YOUR OBJECTIVE:
From the first line of the data down to and including the line with "0.40, 0.232, 0.0]", copy everything exactly, leaving out pictures.

DATASET SECTION:
========================================================================

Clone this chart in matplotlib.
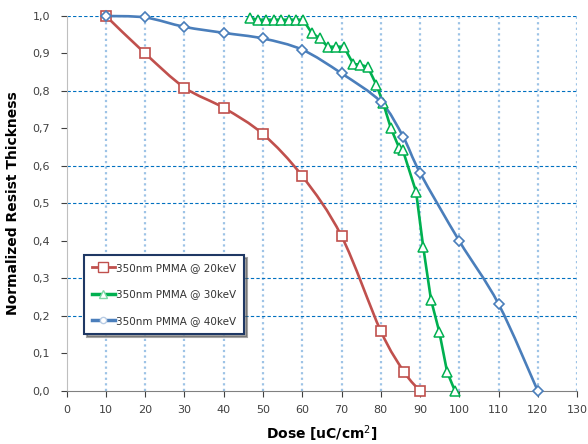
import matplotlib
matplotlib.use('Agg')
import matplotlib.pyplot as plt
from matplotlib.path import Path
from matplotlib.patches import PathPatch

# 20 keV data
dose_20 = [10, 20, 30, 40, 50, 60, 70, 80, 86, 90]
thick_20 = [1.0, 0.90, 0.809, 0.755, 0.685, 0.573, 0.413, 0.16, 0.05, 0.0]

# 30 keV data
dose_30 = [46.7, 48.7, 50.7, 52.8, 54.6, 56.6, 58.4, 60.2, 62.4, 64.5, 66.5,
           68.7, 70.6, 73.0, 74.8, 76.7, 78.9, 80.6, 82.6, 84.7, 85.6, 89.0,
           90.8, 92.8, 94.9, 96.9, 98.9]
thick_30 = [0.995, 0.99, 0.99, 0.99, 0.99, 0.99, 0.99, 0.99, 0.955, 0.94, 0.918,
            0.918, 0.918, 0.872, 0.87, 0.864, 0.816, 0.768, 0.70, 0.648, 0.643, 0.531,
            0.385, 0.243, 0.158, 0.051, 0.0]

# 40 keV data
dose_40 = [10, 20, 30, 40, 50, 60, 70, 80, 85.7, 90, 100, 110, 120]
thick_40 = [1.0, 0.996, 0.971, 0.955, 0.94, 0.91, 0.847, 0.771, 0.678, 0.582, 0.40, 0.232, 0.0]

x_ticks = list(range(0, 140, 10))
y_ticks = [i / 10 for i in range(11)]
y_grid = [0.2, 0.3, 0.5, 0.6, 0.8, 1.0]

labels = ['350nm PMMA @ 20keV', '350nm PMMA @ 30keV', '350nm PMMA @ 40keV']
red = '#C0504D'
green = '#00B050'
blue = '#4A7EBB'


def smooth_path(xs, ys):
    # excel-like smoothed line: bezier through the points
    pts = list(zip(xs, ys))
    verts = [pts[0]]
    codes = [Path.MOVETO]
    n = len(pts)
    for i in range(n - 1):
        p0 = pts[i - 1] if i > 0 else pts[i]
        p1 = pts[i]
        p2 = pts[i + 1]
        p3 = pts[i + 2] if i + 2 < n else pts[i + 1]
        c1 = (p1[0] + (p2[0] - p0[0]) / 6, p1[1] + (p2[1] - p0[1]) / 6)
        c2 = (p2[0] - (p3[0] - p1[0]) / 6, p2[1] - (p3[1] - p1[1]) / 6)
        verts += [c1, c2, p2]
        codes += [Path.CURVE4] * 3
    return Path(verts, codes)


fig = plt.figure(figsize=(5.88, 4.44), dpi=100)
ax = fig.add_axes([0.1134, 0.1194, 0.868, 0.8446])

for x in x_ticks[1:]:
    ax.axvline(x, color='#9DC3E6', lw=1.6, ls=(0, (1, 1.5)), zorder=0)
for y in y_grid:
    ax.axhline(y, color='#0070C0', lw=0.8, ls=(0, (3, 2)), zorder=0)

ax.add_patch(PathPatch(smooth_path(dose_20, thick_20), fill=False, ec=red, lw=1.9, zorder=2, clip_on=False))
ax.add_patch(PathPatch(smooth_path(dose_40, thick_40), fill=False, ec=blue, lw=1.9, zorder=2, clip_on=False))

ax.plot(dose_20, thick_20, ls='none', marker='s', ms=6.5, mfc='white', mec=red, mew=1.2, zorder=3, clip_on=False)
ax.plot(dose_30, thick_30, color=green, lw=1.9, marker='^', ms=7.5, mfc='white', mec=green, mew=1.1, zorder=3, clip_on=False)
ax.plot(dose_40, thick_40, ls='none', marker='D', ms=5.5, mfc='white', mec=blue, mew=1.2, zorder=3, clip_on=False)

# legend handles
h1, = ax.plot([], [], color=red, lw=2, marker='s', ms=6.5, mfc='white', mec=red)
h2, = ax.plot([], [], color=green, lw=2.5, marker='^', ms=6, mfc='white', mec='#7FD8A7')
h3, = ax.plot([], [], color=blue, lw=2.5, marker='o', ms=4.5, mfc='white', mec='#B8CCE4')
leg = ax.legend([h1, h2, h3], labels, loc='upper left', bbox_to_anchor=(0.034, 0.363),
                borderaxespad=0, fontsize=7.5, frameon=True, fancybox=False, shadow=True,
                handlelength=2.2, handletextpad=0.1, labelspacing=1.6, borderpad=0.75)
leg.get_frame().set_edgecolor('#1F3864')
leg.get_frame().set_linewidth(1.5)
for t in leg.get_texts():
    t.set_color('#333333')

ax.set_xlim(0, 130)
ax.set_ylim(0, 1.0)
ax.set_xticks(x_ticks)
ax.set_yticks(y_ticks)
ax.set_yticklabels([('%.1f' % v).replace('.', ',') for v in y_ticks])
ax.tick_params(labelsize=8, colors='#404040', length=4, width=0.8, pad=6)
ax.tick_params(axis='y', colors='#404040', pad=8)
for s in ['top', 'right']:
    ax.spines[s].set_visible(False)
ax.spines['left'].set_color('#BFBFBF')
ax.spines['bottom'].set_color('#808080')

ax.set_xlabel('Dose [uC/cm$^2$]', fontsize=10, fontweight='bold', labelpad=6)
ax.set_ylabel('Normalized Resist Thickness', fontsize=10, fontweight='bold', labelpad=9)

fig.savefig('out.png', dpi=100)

========================================================================

WRITTEN ANSWER:
Clone this chart in matplotlib.
import matplotlib
matplotlib.use('Agg')
import matplotlib.pyplot as plt
from matplotlib.path import Path
from matplotlib.patches import PathPatch

# 20 keV data
dose_20 = [10, 20, 30, 40, 50, 60, 70, 80, 86, 90]
thick_20 = [1.0, 0.90, 0.809, 0.755, 0.685, 0.573, 0.413, 0.16, 0.05, 0.0]

# 30 keV data
dose_30 = [46.7, 48.7, 50.7, 52.8, 54.6, 56.6, 58.4, 60.2, 62.4, 64.5, 66.5,
           68.7, 70.6, 73.0, 74.8, 76.7, 78.9, 80.6, 82.6, 84.7, 85.6, 89.0,
           90.8, 92.8, 94.9, 96.9, 98.9]
thick_30 = [0.995, 0.99, 0.99, 0.99, 0.99, 0.99, 0.99, 0.99, 0.955, 0.94, 0.918,
            0.918, 0.918, 0.872, 0.87, 0.864, 0.816, 0.768, 0.70, 0.648, 0.643, 0.531,
            0.385, 0.243, 0.158, 0.051, 0.0]

# 40 keV data
dose_40 = [10, 20, 30, 40, 50, 60, 70, 80, 85.7, 90, 100, 110, 120]
thick_40 = [1.0, 0.996, 0.971, 0.955, 0.94, 0.91, 0.847, 0.771, 0.678, 0.582, 0.40, 0.232, 0.0]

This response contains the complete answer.